Latent infections can reproducibly be detected by maintenance of latently infected ganglia in explant culture for a few days followed by homogenization of ganglion explants in culture media and assay for the presence of infectious virus (6, 35). The mean titer of reactivated HSV in explant cultures of latently infected mouse trigeminal ganglia was maximal at day 9 or 10 (11). Titers of reactivated virus were highly reproducible, and the model was used to test the effects of drugs on the in vitro reactivation of HSV on latently infected ganglia (10, 11). A gel containing 3% foscarnet alone had no effect on the mean titers of reactivated virus in explant cultures of ipsilateral and contralateral trigeminal ganglia from latently infected mice. Klein et al. (9) have also reported that foscarnet did not prevent the reactivation of latent virus in trigeminal ganglia when topical treatment was initiated as early as 3 h after infection.

A gel formulation containing 5% SLS alone had no effect on the development of herpetic skin lesions, the amount of virus in skin tissues, the colonization of ipsilateral trigeminal ganglia, or the reactivation of latent virus in trigeminal ganglia. However, treatment of mice with this formulation only once at 24 h postinfection reduced significantly the rate of mortality associated with infection in the zosteriform model of infection. The administration of potent polyclonal and monoclonal immunoglobulin G (IgG) antibodies with high virus-neutralizing activities also protected mice from death even when they were given 1 or 2 days after infection (2, 20, 23, 34). Although the mechanism of action is not clearly understood, IgG antibodies may participate in antibody-dependent cellular cytotoxicity and antibody-dependent complement-mediated cytolysis (22, 34). Similar to SLS, antibodies could neutralize the infectivity of virus released from dying cells, thereby preventing local and distant virus dissemination (17). Those investigators postulated that IgG protects mice from death because it can block the spread of HSV after the onset of infection. However, they showed that mice receiving IgG tolerated a lethal dose of HSV-1 but shed more virus and had high virus titers in the eyes and trigeminal ganglia. In addition, in vitro reactivation of latent virus occurred in all trigeminal ganglion explants.

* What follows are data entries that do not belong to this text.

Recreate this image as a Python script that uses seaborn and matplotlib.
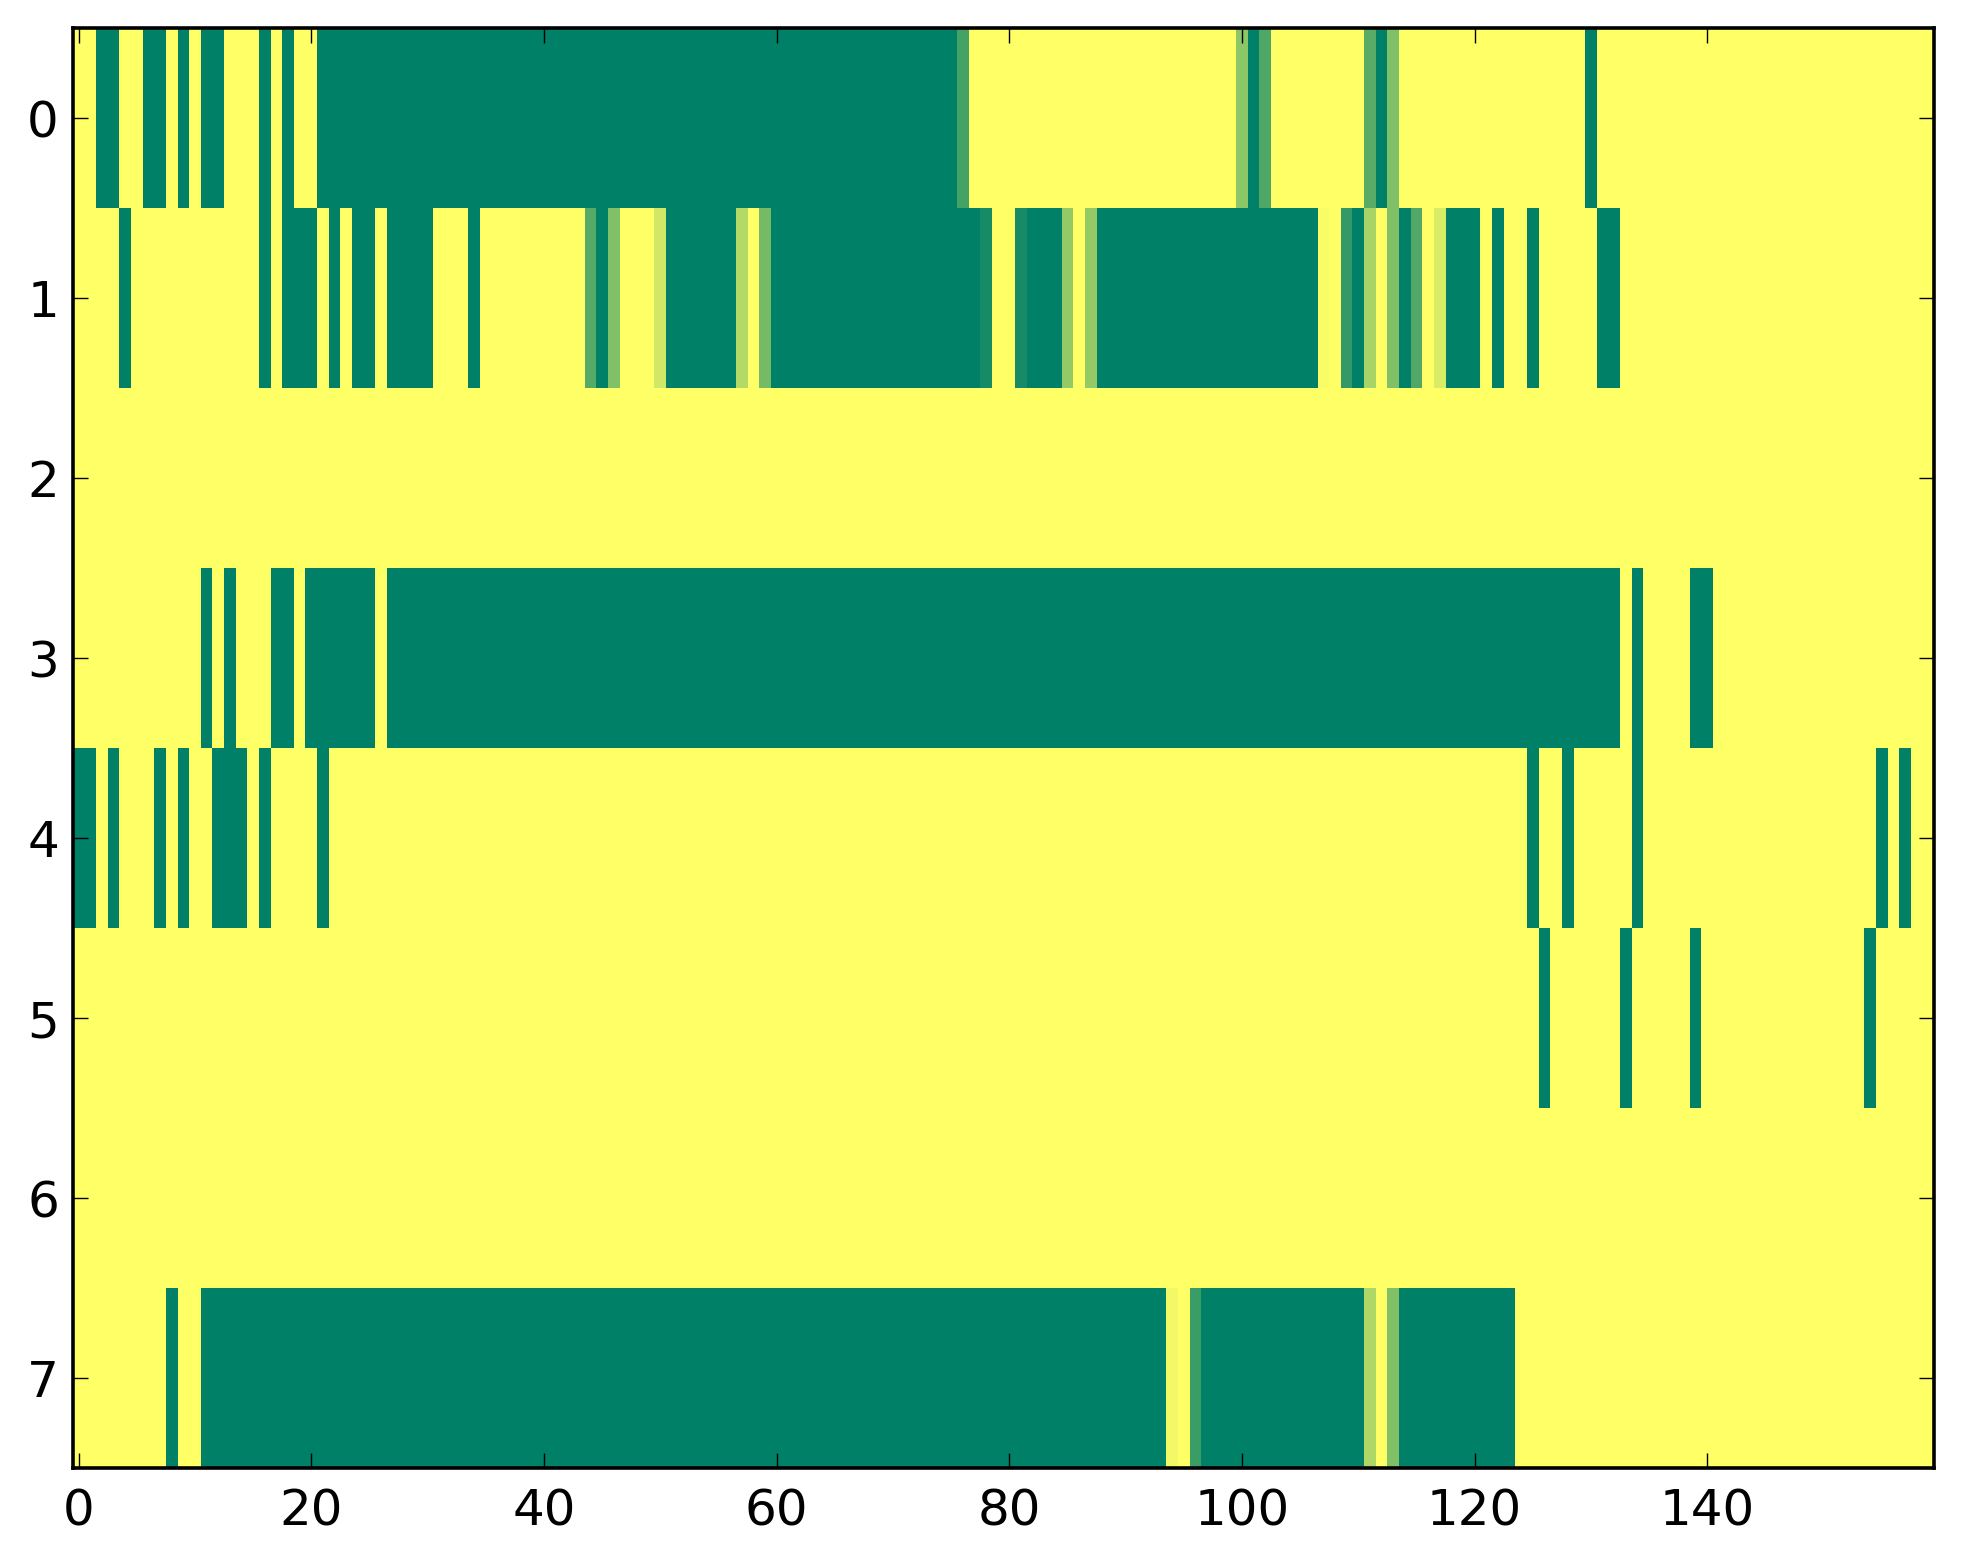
import numpy as np
import pandas as pd
import matplotlib
matplotlib.use("Agg")
import matplotlib.pyplot as plt
import seaborn as sns

N_COLS = 160
row_labels = [0, 1, 2, 3, 4, 5, 6, 7]
x_tick_values = [0, 20, 40, 60, 80, 100, 120, 140]

# Non-yellow cells per row: (first column, last column, value); all other cells = 1
row0 = [(2, 3, 0), (6, 7, 0), (9, 9, 0), (11, 12, 0), (16, 16, 0), (18, 18, 0),
        (21, 75, 0), (76, 76, 0.27), (100, 100, 0.55), (101, 101, 0), (102, 102, 0.31),
        (111, 111, 0.35), (112, 112, 0), (113, 113, 0.5), (130, 130, 0)]
row1 = [(4, 4, 0), (16, 16, 0), (18, 20, 0), (22, 22, 0), (24, 25, 0), (27, 30, 0),
        (34, 34, 0), (44, 44, 0.33), (45, 45, 0), (46, 46, 0.5), (50, 50, 0.82),
        (51, 56, 0), (57, 57, 0.7), (59, 59, 0.46), (60, 77, 0), (78, 78, 0.09),
        (81, 81, 0.09), (82, 84, 0), (85, 85, 0.58), (87, 87, 0.58), (88, 106, 0),
        (107, 107, 0.97), (109, 109, 0.2), (110, 110, 0), (111, 111, 0.66),
        (113, 113, 0.5), (114, 114, 0), (115, 115, 0.32), (117, 117, 0.85),
        (118, 120, 0), (122, 122, 0), (125, 125, 0), (131, 132, 0)]
row2 = []
row3 = [(11, 11, 0), (13, 13, 0), (17, 18, 0), (20, 25, 0), (27, 132, 0),
        (134, 134, 0), (139, 140, 0)]
row4 = [(0, 1, 0), (3, 3, 0), (7, 7, 0), (9, 9, 0), (12, 14, 0), (16, 16, 0),
        (21, 21, 0), (125, 125, 0), (128, 128, 0), (134, 134, 0), (155, 155, 0),
        (157, 157, 0)]
row5 = [(126, 126, 0), (133, 133, 0), (139, 139, 0), (154, 154, 0)]
row6 = []
row7 = [(8, 8, 0), (11, 93, 0), (94, 94, 0.95), (96, 96, 0.23), (97, 110, 0),
        (111, 111, 0.68), (113, 113, 0.5), (114, 123, 0)]

rows = [row0, row1, row2, row3, row4, row5, row6, row7]
data = np.ones((len(rows), N_COLS))
for r, runs in enumerate(rows):
    for a, b, v in runs:
        data[r, a:b + 1] = v
df = pd.DataFrame(data, index=row_labels)

DPI = 100
fig = plt.figure(figsize=(1963 / DPI, 1564 / DPI), dpi=DPI)
ax = fig.add_axes([0.0371, 0.0614, 0.9482, 0.9206])

sns.heatmap(df, cmap="summer", vmin=0, vmax=1, cbar=False, ax=ax,
            xticklabels=False, yticklabels=False)

for s in ax.spines.values():
    s.set_visible(True)
    s.set_linewidth(2.6)
    s.set_color("black")

ax.set_xticks([v + 0.5 for v in x_tick_values])
ax.set_xticklabels([str(v) for v in x_tick_values], rotation=0)
ax.set_yticks([v + 0.5 for v in row_labels])
ax.set_yticklabels([str(v) for v in row_labels], rotation=0)
ax.tick_params(axis="both", which="both", direction="in", top=True, right=True,
               length=11, width=1.0, labelsize=36, color="black",
               labelcolor="black")
ax.tick_params(axis="x", pad=14)
ax.tick_params(axis="y", pad=10)
ax.set_xlabel("")
ax.set_ylabel("")

fig.savefig("out.png", dpi=DPI)
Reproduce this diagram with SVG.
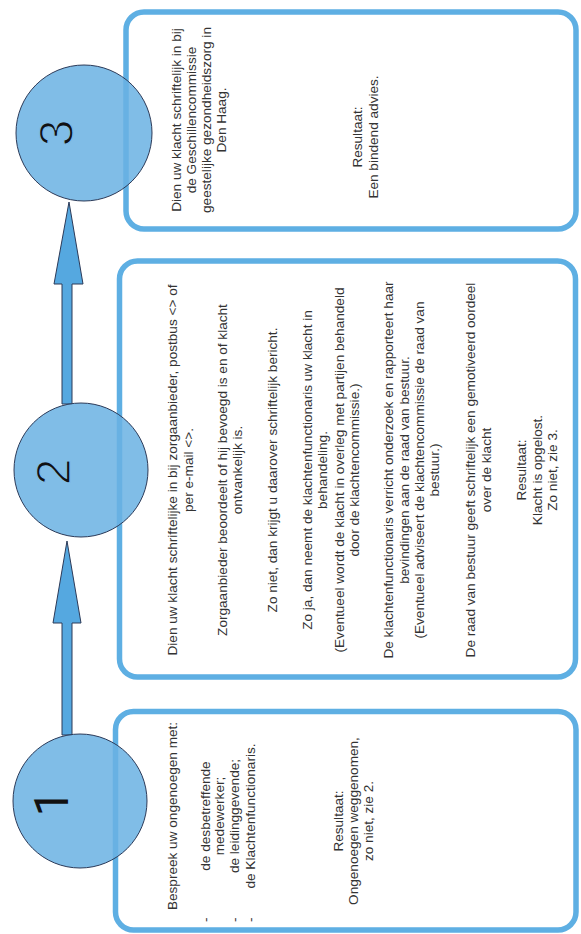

Treatment of mice with the gel formulation containing both foscarnet and SLS 6 h after infection had no effect on the mean titers of reactivated virus in explant cultures of latently infected ganglia. Similarly, these two active ingredients had no additive effect on the prevention of mortality of mice. This suggests that foscarnet may reduce or antagonize the effect exerted by SLS on HSV infection. In fact, we have recently demonstrated that combinations of foscarnet and SLS exert subsynergistic to subantagonistic effects on the HSV-1-induced cytopathic effect on Vero cells, depending on the concentrations used (26).

In conclusion, our results show that incorporation of SLS into a polymer matrix composed of polyoxypropylene and polyoxyethylene containing foscarnet increased the efficacy of the polymer matrix with foscarnet against herpetic cutaneous lesions. This formulation may represent an attractive approach for the treatment of mucocutaneous infections, especially those caused by acyclovir-resistant strains, which are less able to establish latent infections in ganglia (5, 16). In addition, SLS could be a convenient tool in studies of virus dissemination in the central nervous system.